Cambodia PM 'must be called Lord PM and Supreme Military Commander'


Hun Sen has been increasing his control over Cambodian media and social media in recent months

Media outlets in Cambodia have been told they must begin referring to PM Hun Sen as "Lord Prime Minister and Supreme Military Commander".
In a three-hour briefing at the information ministry, reporters were told full titles must be used on first reference from August for the PM, the first lady and other officials.

They were also asked why they had not complied with earlier similar requests.
Failure to comply could lead to action, but it was unclear what this would be.
Hun Sen's honorary, six-word title in Khmer, "Samdech Akka Moha Sena Padei Techo Hun Sen", would have to be used in the opening lines of print articles, radio and TV stories about the leader.
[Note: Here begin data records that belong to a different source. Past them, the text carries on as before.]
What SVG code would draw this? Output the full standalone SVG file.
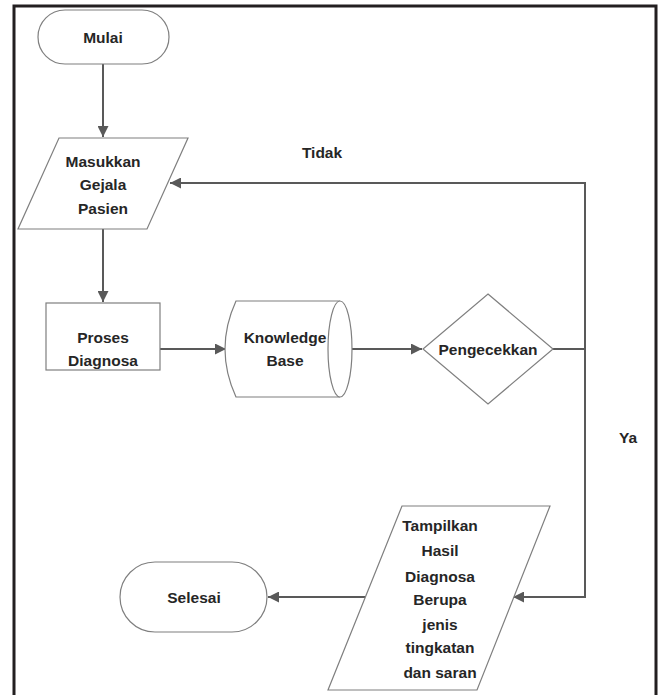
<svg xmlns="http://www.w3.org/2000/svg" width="662" height="695" viewBox="0 0 662 695">
<style>
.shape{fill:#fff;stroke:#7f7f7f;stroke-width:1.2}
.conn{fill:none;stroke:#595959;stroke-width:2}
.t{font-family:"Liberation Sans",Arial,sans-serif;font-weight:bold;font-size:15.5px;fill:#262626;text-anchor:middle}
</style>
<defs>
<marker id="ah" viewBox="0 0 10 10" refX="10" refY="5" markerWidth="11" markerHeight="11" markerUnits="userSpaceOnUse" orient="auto">
<path d="M0,0 L10,5 L0,10 z" fill="#595959"/>
</marker>
</defs>
<rect width="662" height="695" fill="#fff"/>
<path d="M14,700 V6 H656 V700" fill="none" stroke="#231f20" stroke-width="3"/>
<g id="connectors">
<path class="conn" d="M103,64 V137" marker-end="url(#ah)"/>
<path class="conn" d="M103,229 V302" marker-end="url(#ah)"/>
<path class="conn" d="M160,349 H226" marker-end="url(#ah)"/>
<path class="conn" d="M340,349 H422" marker-end="url(#ah)"/>
<path class="conn" d="M553,349 H585 V183 H170" marker-end="url(#ah)"/>
<path class="conn" d="M585,349 V597 H513" marker-end="url(#ah)"/>
<path class="conn" d="M365,597 H268" marker-end="url(#ah)"/>
<text class="t" x="322" y="158">Tidak</text>
<text class="t" x="628" y="443">Ya</text>
</g>
<g id="mulai">
<rect class="shape" x="38" y="10" width="131" height="54" rx="27"/>
<text class="t" x="103" y="43">Mulai</text>
</g>
<g id="masukkan">
<path class="shape" d="M59,138 H188 L147,229 H18 z"/>
<text class="t" x="103" y="167">Masukkan</text>
<text class="t" x="103" y="190">Gejala</text>
<text class="t" x="103" y="214">Pasien</text>
</g>
<g id="proses">
<rect class="shape" x="46" y="303" width="114" height="67"/>
<text class="t" x="103" y="343">Proses</text>
<text class="t" x="103" y="366">Diagnosa</text>
</g>
<g id="knowledge">
<path class="shape" d="M236,301 H340 A12,48 0 0 1 340,397 H236 Q214,349 236,301 z"/>
<path class="shape" fill="none" d="M340,301 A12,48 0 0 0 340,397"/>
<text class="t" x="285" y="343">Knowledge</text>
<text class="t" x="285" y="366">Base</text>
</g>
<g id="pengecekkan">
<path class="shape" d="M488,294 L553,349 L488,404 L423,349 z"/>
<text class="t" x="488" y="355">Pengecekkan</text>
</g>
<g id="tampilkan">
<path class="shape" d="M402,506 H550 L477,690 H328 z"/>
<text class="t" x="440" y="531">Tampilkan</text>
<text class="t" x="440" y="556">Hasil</text>
<text class="t" x="440" y="582">Diagnosa</text>
<text class="t" x="440" y="605">Berupa</text>
<text class="t" x="440" y="630">jenis</text>
<text class="t" x="440" y="653">tingkatan</text>
<text class="t" x="440" y="678">dan saran</text>
</g>
<g id="selesai">
<rect class="shape" x="120" y="562" width="147" height="70" rx="35"/>
<text class="t" x="194" y="603">Selesai</text>
</g>
</svg>
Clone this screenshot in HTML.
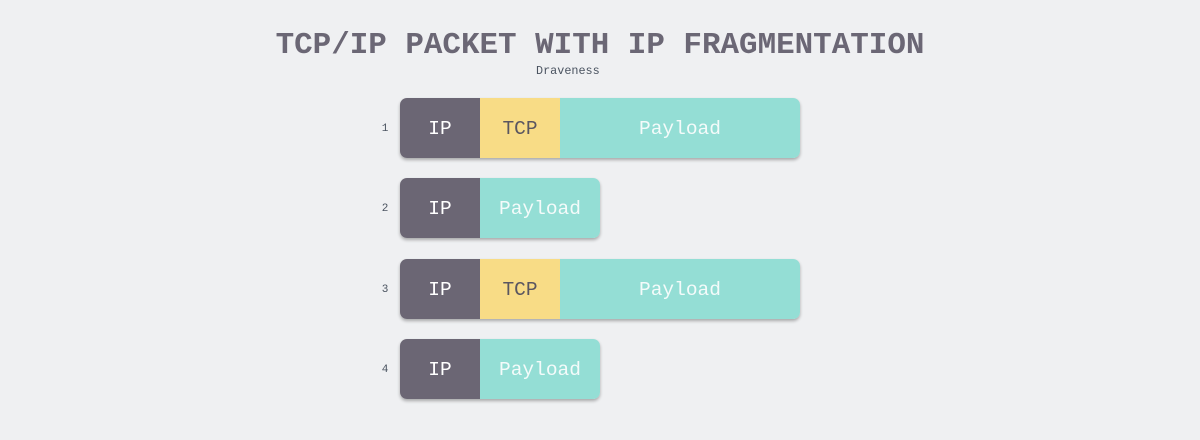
<!DOCTYPE html>
<html><head><style>
body{margin:0;width:1200px;height:440px;background:#eff0f2;position:relative;font-family:"Liberation Mono",monospace;overflow:hidden}
.t{position:absolute;left:0;width:1200px;text-align:center;top:28px;font-size:30.9px;font-weight:bold;color:#6b6775;letter-spacing:0}
.s{position:absolute;left:536px;top:64px;font-size:11.8px;color:#4a5360}
.row{position:absolute;left:400px;height:60px;border-radius:7px;overflow:hidden;display:flex;box-shadow:0 2px 3px rgba(0,0,0,0.3)}
.row div{height:60px;line-height:62px;text-align:center;font-size:19.5px}
.ip{width:80px;background:#6b6674;color:#fff}
.tcp{width:80px;background:#f8dc86;color:#5a5660}
.pl{background:#94ded5;color:#f4fbfa}
.n{position:absolute;left:378px;width:14px;text-align:center;font-size:11px;color:#4a5360}
</style></head><body>
<div class="t">TCP/IP PACKET WITH IP FRAGMENTATION</div>
<div class="s">Draveness</div>
<div class="n" style="top:123px">1</div>
<div class="n" style="top:203px">2</div>
<div class="n" style="top:284px">3</div>
<div class="n" style="top:364px">4</div>
<div class="row" style="top:98px"><div class="ip">IP</div><div class="tcp">TCP</div><div class="pl" style="width:240px">Payload</div></div>
<div class="row" style="top:178px"><div class="ip">IP</div><div class="pl" style="width:120px">Payload</div></div>
<div class="row" style="top:259px"><div class="ip">IP</div><div class="tcp">TCP</div><div class="pl" style="width:240px">Payload</div></div>
<div class="row" style="top:339px"><div class="ip">IP</div><div class="pl" style="width:120px">Payload</div></div>
</body></html>
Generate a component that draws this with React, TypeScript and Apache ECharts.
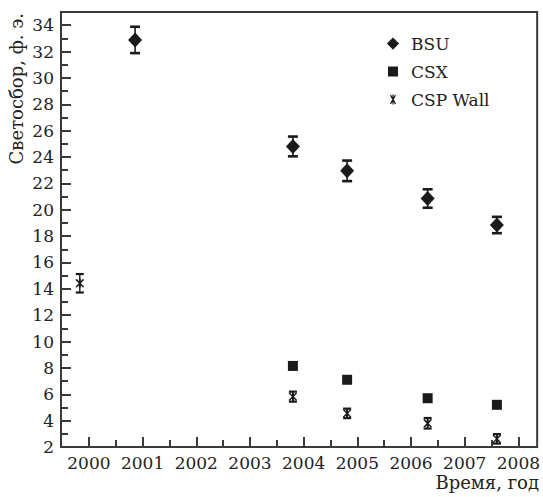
import React, { useEffect, useRef } from 'react';
import * as echarts from 'echarts';

const bsuYears = [2000.86, 2003.8, 2004.81, 2006.31, 2007.6];
const bsuValues = [32.88, 24.8, 22.95, 20.85, 18.84];
const bsuErrors = [1.0, 0.75, 0.78, 0.7, 0.62];
const csxYears = [2003.8, 2004.81, 2006.31, 2007.6];
const csxValues = [8.15, 7.1, 5.7, 5.2];
const cspYears = [1999.83, 2003.8, 2004.81, 2006.31, 2007.6];
const cspValues = [14.42, 5.82, 4.55, 3.8, 2.62];
const cspErrors = [0.7, 0.38, 0.36, 0.4, 0.36];

const yearTicks = [2000, 2001, 2002, 2003, 2004, 2005, 2006, 2007, 2008];
const halfYearTicks = [2000.5, 2001.5, 2002.5, 2003.5, 2004.5, 2005.5, 2006.5, 2007.5];
const yMajorTicks = [2, 4, 6, 8, 10, 12, 14, 16, 18, 20, 22, 24, 26, 28, 30, 32, 34];
const yMinorTicks = [3, 5, 7, 9, 11, 13, 15, 17, 19, 21, 23, 25, 27, 29, 31, 33];

const xMin = 1999.48;
const xMax = 2008.35;
const yMin = 2;
const yMax = 35;

const FONT = 'DejaVu Serif';
const INK = '#1a1a1a';
const AXIS = '#3a3a3a';
const TEXT = '#222';

const starPath =
  'M4.4 0 L5.6 0 L5.6 10 L4.4 10 Z ' +
  'M1.98 0.97 L3.02 0.37 L8.02 9.03 L6.98 9.63 Z ' +
  'M6.98 0.37 L8.02 0.97 L3.02 9.63 L1.98 9.03 Z';

function errorRenderer(capWidth: number, lineW: number, capW: number) {
  return (params: any, api: any) => {
    const x = api.value(0);
    const y = api.value(1);
    const e = api.value(2);
    const top = api.coord([x, y + e]);
    const bot = api.coord([x, y - e]);
    const hw = capWidth / 2;
    return {
      type: 'group',
      children: [
        { type: 'line', shape: { x1: top[0], y1: top[1], x2: bot[0], y2: bot[1] }, style: { stroke: INK, lineWidth: lineW } },
        { type: 'line', shape: { x1: top[0] - hw, y1: top[1], x2: top[0] + hw, y2: top[1] }, style: { stroke: INK, lineWidth: capW } },
        { type: 'line', shape: { x1: bot[0] - hw, y1: bot[1], x2: bot[0] + hw, y2: bot[1] }, style: { stroke: INK, lineWidth: capW } },
      ],
    };
  };
}

export default function App() {
  const ref = useRef<HTMLDivElement>(null);
  useEffect(() => {
    if (!ref.current) return;
    const chart = echarts.init(ref.current, null, { renderer: 'svg' });
    const bsuData = bsuYears.map((x, i) => [x, bsuValues[i]]);
    const csxData = csxYears.map((x, i) => [x, csxValues[i]]);
    const cspData = cspYears.map((x, i) => [x, cspValues[i]]);
    const bsuErrData = bsuYears.map((x, i) => [x, bsuValues[i], bsuErrors[i]]);
    const cspErrData = cspYears.map((x, i) => [x, cspValues[i], cspErrors[i]]);

    const commonX = { type: 'value', min: xMin, max: xMax, splitLine: { show: false } };
    const commonY = { type: 'value', min: yMin, max: yMax, splitLine: { show: false } };

    chart.setOption({
      animation: false,
      backgroundColor: '#ffffff',
      textStyle: { fontFamily: FONT },
      grid: { left: 61, right: 5, top: 12, bottom: 50, show: true, borderColor: AXIS, borderWidth: 2, backgroundColor: 'transparent' },
      xAxis: [
        {
          ...commonX,
          position: 'bottom',
          axisLine: { show: true, lineStyle: { color: AXIS, width: 2 } },
          axisTick: { show: true, inside: true, length: 7, customValues: halfYearTicks, lineStyle: { color: AXIS, width: 2 } },
          axisLabel: {
            show: true, customValues: yearTicks, margin: 7,
            formatter: (v: number) => String(Math.round(v)),
            fontFamily: FONT, fontSize: 17, color: TEXT,
          },
        },
        {
          ...commonX,
          position: 'bottom',
          axisLine: { show: false },
          axisTick: { show: true, inside: true, length: 10, customValues: yearTicks, lineStyle: { color: AXIS, width: 2 } },
          axisLabel: { show: false },
        },
      ],
      yAxis: [
        {
          ...commonY,
          position: 'left',
          axisLine: { show: true, lineStyle: { color: AXIS, width: 2 } },
          axisTick: { show: true, inside: true, length: 10, customValues: yMajorTicks, lineStyle: { color: AXIS, width: 2 } },
          axisLabel: {
            show: true, customValues: yMajorTicks, margin: 7,
            formatter: (v: number) => String(Math.round(v)),
            fontFamily: FONT, fontSize: 17, color: TEXT,
          },
        },
        {
          ...commonY,
          position: 'left',
          axisLine: { show: false },
          axisTick: { show: true, inside: true, length: 7, customValues: yMinorTicks, lineStyle: { color: AXIS, width: 2 } },
          axisLabel: { show: false },
        },
      ],
      legend: {
        orient: 'vertical',
        left: 386,
        top: 35,
        padding: 0,
        itemWidth: 14,
        itemHeight: 14,
        itemGap: 11,
        selectedMode: false,
        textStyle: { fontFamily: FONT, fontSize: 17, color: TEXT, padding: [0, 0, 0, 6] },
        data: [
          { name: 'BSU', icon: 'path://M7 0 L14 7 L7 14 L0 7 Z M-1 0 M15 14' },
          { name: 'CSX', icon: 'path://M-2 -2 M12 12 M0 0 L10 0 L10 10 L0 10 Z' },
          { name: 'CSP Wall', icon: 'path://M-2 -2 M12 12 ' + starPath },
        ],
      },
      graphic: [
        {
          type: 'text',
          x: 16,
          y: 13,
          rotation: Math.PI / 2,
          style: { text: 'Светосбор, ф. э.', fontFamily: FONT, fontSize: 18, fill: TEXT, align: 'right', verticalAlign: 'middle' },
        },
        {
          type: 'text',
          x: 539,
          y: 482,
          style: { text: 'Время, год', fontFamily: FONT, fontSize: 18, fill: TEXT, align: 'right', verticalAlign: 'middle' },
        },
      ],
      series: [
        {
          name: 'BSU err', type: 'custom', xAxisIndex: 0, yAxisIndex: 0, z: 2,
          data: bsuErrData, encode: { x: 0, y: 1 },
          renderItem: errorRenderer(10, 1.6, 2.6),
        },
        {
          name: 'CSP err', type: 'custom', xAxisIndex: 0, yAxisIndex: 0, z: 2,
          data: cspErrData, encode: { x: 0, y: 1 },
          renderItem: errorRenderer(8, 1.4, 2.2),
        },
        {
          name: 'BSU', type: 'scatter', xAxisIndex: 0, yAxisIndex: 0, z: 3,
          symbol: 'diamond', symbolSize: [14, 15], data: bsuData,
          itemStyle: { color: INK, opacity: 1 },
        },
        {
          name: 'CSX', type: 'scatter', xAxisIndex: 0, yAxisIndex: 0, z: 3,
          symbol: 'rect', symbolSize: 10, data: csxData,
          itemStyle: { color: INK, opacity: 1 },
        },
        {
          name: 'CSP Wall', type: 'scatter', xAxisIndex: 0, yAxisIndex: 0, z: 3,
          symbol: 'path://' + starPath, symbolSize: 9, data: cspData,
          itemStyle: { color: INK, opacity: 1 },
        },
      ],
    });
    return () => chart.dispose();
  }, []);
  return <div ref={ref} style={{ position: 'fixed', left: 0, top: 0, width: 543, height: 497 }} />;
}
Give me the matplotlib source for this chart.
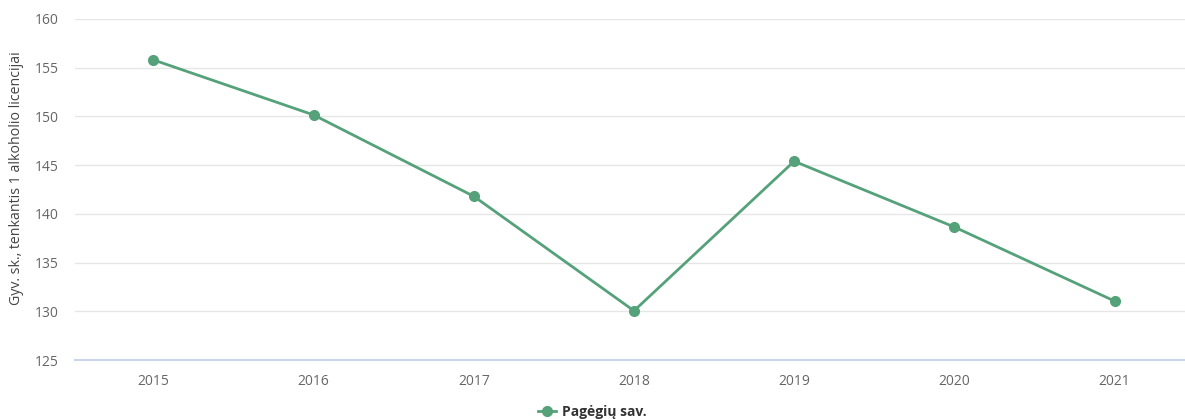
import matplotlib
matplotlib.use("Agg")
import matplotlib.pyplot as plt

plt.rcParams["font.family"] = ["Open Sans", "DejaVu Sans"]

years = ["2015", "2016", "2017", "2018", "2019", "2020", "2021"]
values = [155.8, 150.15, 141.8, 130.05, 145.4, 138.65, 131.05]
series_name = "Pagėgių sav."
ylabel = "Gyv. sk., tenkantis 1 alkoholio licencijai"

color = "#55a27a"

fig = plt.figure(figsize=(11.85, 4.19), dpi=100)
ax = fig.add_axes([75 / 1185, 1 - 360 / 419, 1 - 75 / 1185, (360 - 19) / 419])

x = list(range(len(years)))
ax.plot(x, values, color=color, lw=2, marker="o", ms=7, label=series_name)

ax.set_ylim(125, 160)
ax.set_yticks(range(125, 161, 5))
ax.set_xlim(-0.49, 6.44)
ax.set_xticks(x)
ax.set_xticklabels(years)

ax.grid(axis="y", color="#e6e6e6", lw=1)
ax.set_axisbelow(True)
for s in ["top", "right", "left"]:
    ax.spines[s].set_visible(False)
ax.spines["bottom"].set_color("#ccd6eb")
ax.spines["bottom"].set_linewidth(1.5)
ax.tick_params(axis="both", length=0, colors="#666666", labelsize=10)
ax.tick_params(axis="x", pad=10)
ax.tick_params(axis="y", pad=12)

ax.set_ylabel(ylabel, color="#444444", fontsize=10.2)
ax.yaxis.set_label_coords(-0.046, 0.534)

leg = fig.legend(loc="lower center", bbox_to_anchor=(0.5, -0.03), frameon=False,
                 prop={"weight": "bold", "size": 10}, handlelength=1.3,
                 handletextpad=0.4)
for t in leg.get_texts():
    t.set_color("#333333")

fig.savefig("out.png", dpi=100)
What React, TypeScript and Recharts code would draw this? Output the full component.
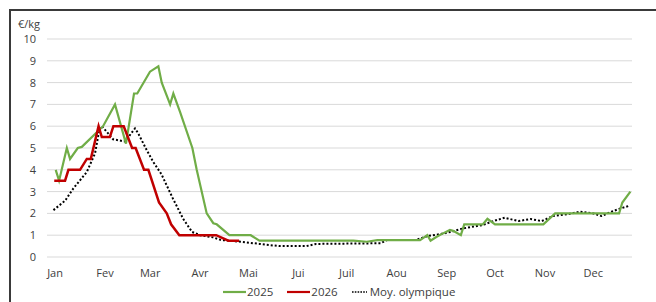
import { CartesianGrid, Line, LineChart, XAxis, YAxis } from "recharts";

// jours de l'année (x) et prix en €/kg (y)
const days2025 = [1.4, 3.5, 8.3, 10.3, 15.1, 17.6, 30.8, 38.2, 45, 50, 52, 59.9, 65.1, 67.2, 72.4, 74.4, 78.6, 86.2, 88.9, 95.1, 99.2, 101.3, 109.2, 122.4, 127.8, 186.1, 194.4, 201, 227.5, 232, 234, 237.8, 240.9, 246, 248, 252.8, 254.9, 266.5, 269.3, 274, 304, 311.3, 351, 353, 358];
const prices2025 = [4.0, 3.5, 5.0, 4.5, 5.0, 5.05, 6.0, 7.0, 5.2, 7.5, 7.5, 8.5, 8.75, 8.0, 7.0, 7.5, 6.65, 5.0, 4.0, 2.0, 1.55, 1.5, 1.0, 1.0, 0.75, 0.75, 0.7, 0.77, 0.77, 1.0, 0.75, 0.93, 1.05, 1.24, 1.2, 1.0, 1.5, 1.5, 1.75, 1.5, 1.5, 2.0, 2.0, 2.5, 3.0];

const days2026 = [0.5, 7.2, 9.3, 16.5, 20.7, 23.2, 28, 30, 35, 37.2, 43.6, 48.8, 51, 56.2, 58.9, 65.5, 70.3, 73, 78.1, 101, 108.5, 115.2];
const prices2026 = [3.5, 3.5, 4.0, 4.0, 4.5, 4.5, 6.0, 5.5, 5.5, 6.0, 6.0, 5.0, 5.0, 4.0, 4.0, 2.5, 2.0, 1.5, 1.0, 1.0, 0.75, 0.75];

const daysMoy = [0, 7.2, 12.4, 20.7, 25.8, 28.5, 30, 33, 37, 44, 46.5, 50.6, 52.6, 57.9, 62, 67, 74, 80.5, 86, 91, 99, 104, 116, 128, 140, 157, 163, 203, 207, 225, 232, 240, 247, 254, 266.5, 273, 280, 288.5, 296, 303, 310, 318.5, 327, 335, 340, 347, 352, 357];
const pricesMoy = [2.15, 2.58, 3.15, 3.9, 4.75, 5.85, 6.0, 5.75, 5.4, 5.3, 5.5, 5.9, 5.67, 4.9, 4.35, 3.8, 2.7, 1.75, 1.15, 1.0, 0.9, 0.78, 0.7, 0.6, 0.5, 0.5, 0.6, 0.63, 0.78, 0.78, 0.96, 1.05, 1.16, 1.31, 1.47, 1.65, 1.8, 1.65, 1.74, 1.65, 1.88, 1.96, 2.08, 2.0, 1.88, 2.1, 2.23, 2.34];

const monthStarts = [1, 32, 60, 91, 121, 152, 182, 213, 244, 274, 305, 335];
const monthLabels = ["Jan", "Fev", "Mar", "Avr", "Mai", "Jui", "Juil", "Aou", "Sep", "Oct", "Nov", "Dec"];
const yTicks = [0, 1, 2, 3, 4, 5, 6, 7, 8, 9, 10];

const toPoints = (days: number[], values: number[]) =>
  days.map((day, i) => ({ day, v: values[i] }));

const data2025 = toPoints(days2025, prices2025);
const data2026 = toPoints(days2026, prices2026);
const dataMoy = toPoints(daysMoy, pricesMoy);

const FONT = "'Open Sans', sans-serif";
const TEXT = "#404040";

function LegendSample({ color, dashed }: { color: string; dashed?: boolean }) {
  return (
    <svg width={dashed ? 15 : 23} height={6} style={{ display: "block" }}>
      <line
        x1={0}
        y1={3}
        x2={dashed ? 15 : 23}
        y2={3}
        stroke={color}
        strokeWidth={dashed ? 1.6 : 2.2}
        strokeDasharray={dashed ? "1.6 1.2" : undefined}
      />
    </svg>
  );
}

export default function App() {
  return (
    <div
      style={{
        position: "absolute",
        left: 0,
        top: 0,
        width: 656,
        height: 302,
        overflow: "hidden",
        background: "#fff",
        fontFamily: FONT,
      }}
    >
      {/* cadre */}
      <div
        style={{
          position: "absolute",
          left: 9,
          top: 9,
          width: 700,
          height: 400,
          border: "2px solid #3a3a3a",
        }}
      />
      <div
        style={{
          position: "absolute",
          left: 18,
          top: 18,
          fontSize: 11,
          lineHeight: "12px",
          color: TEXT,
        }}
      >
        €/kg
      </div>

      <div style={{ position: "absolute", left: 0, top: 0 }}>
        <LineChart
          width={656}
          height={302}
          margin={{ top: 39, right: 24, bottom: 15, left: 17 }}
        >
          <CartesianGrid vertical={false} stroke="#d9d9d9" strokeWidth={1} />
          <XAxis
            type="number"
            dataKey="day"
            domain={[-4, 359]}
            ticks={monthStarts}
            tickFormatter={(d: number) => monthLabels[monthStarts.indexOf(d)]}
            axisLine={false}
            tickLine={false}
            tickSize={0}
            tickMargin={12}
            height={30}
            interval={0}
            tick={{ fontSize: 11, fill: TEXT, fontFamily: FONT }}
          />
          <YAxis
            type="number"
            domain={[0, 10]}
            ticks={yTicks}
            axisLine={false}
            tickLine={false}
            tickSize={0}
            tickMargin={11}
            width={30}
            interval={0}
            tick={{ fontSize: 11, fill: TEXT, fontFamily: FONT }}
          />
          <Line
            data={dataMoy}
            dataKey="v"
            type="linear"
            stroke="#000"
            strokeWidth={2}
            strokeDasharray="2 2"
            dot={false}
            isAnimationActive={false}
          />
          <Line
            data={data2025}
            dataKey="v"
            type="linear"
            stroke="#70ad47"
            strokeWidth={2.2}
            dot={false}
            isAnimationActive={false}
          />
          <Line
            data={data2026}
            dataKey="v"
            type="linear"
            stroke="#c00000"
            strokeWidth={2.5}
            dot={false}
            isAnimationActive={false}
          />
        </LineChart>
      </div>

      {/* légende */}
      <div
        style={{
          position: "absolute",
          left: 223,
          top: 284,
          display: "flex",
          alignItems: "center",
          fontSize: 11.5,
          color: TEXT,
          lineHeight: "16px",
        }}
      >
        <LegendSample color="#70ad47" />
        <span style={{ marginLeft: 1 }}>2025</span>
        <span style={{ width: 14 }} />
        <LegendSample color="#c00000" />
        <span style={{ marginLeft: 1 }}>2026</span>
        <span style={{ width: 14 }} />
        <LegendSample color="#000" dashed />
        <span style={{ marginLeft: 3 }}>Moy. olympique</span>
      </div>
    </div>
  );
}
The first lady Bun Rany Hun Sen's title would roughly translate to "Celebrated Senior Scholar Bun Rany Hun Sen", the Associated Press news agency reports.

The ministry said it was important to show respect for Cambodia's highest leaders.
Hun Sen, one of the world's longest serving prime ministers and a self-styled strongman, has been trying to exert more control over media and social media recently, often threatening legal action against his critics.
Officials' honorary titles are already widely used by pro-government media outlets, AP reports.

Cambodia PM 'must be called Lord PM and Supreme Military Commander' - BBC News

----------


## KEVIN2008

Like Prayuth, another stupid clown.....Without them we would have no one to laugh at..

----------


## OhOh

Sorry, the title is already taken. Some call Vladimir Putin, The LORD - The Leader Of the Russian Democracy

----------


## Latindancer

Good grief. Let's just hope that pride really does come before the fall.

----------


## DrB0b

He's just asking that they use his official titles.  So they sound a bit silly when translated into english,  so what? No big deal.

----------


## sweaty

> He's just asking that they use his official titles.  So they sound a bit silly when translated into english,  so what? No big deal.


If you have to ask........

 :Smile:

----------


## reddog

Piss poor effort by the one eyed thug,any self respecting dictator should at least match 
the gold standard of Idi Amen.
His excellency,President for life,Field Marshal, VC,DSO, MC, Lord of the beasts of the world,etc,etc,etc.

----------


## Neverna

He has changed his mind now, hasn't he?

----------


## petercallen

Next he will want his own Boeing 747 and airports to be closed down for his own private use when he arrives and leaves like another well known president

----------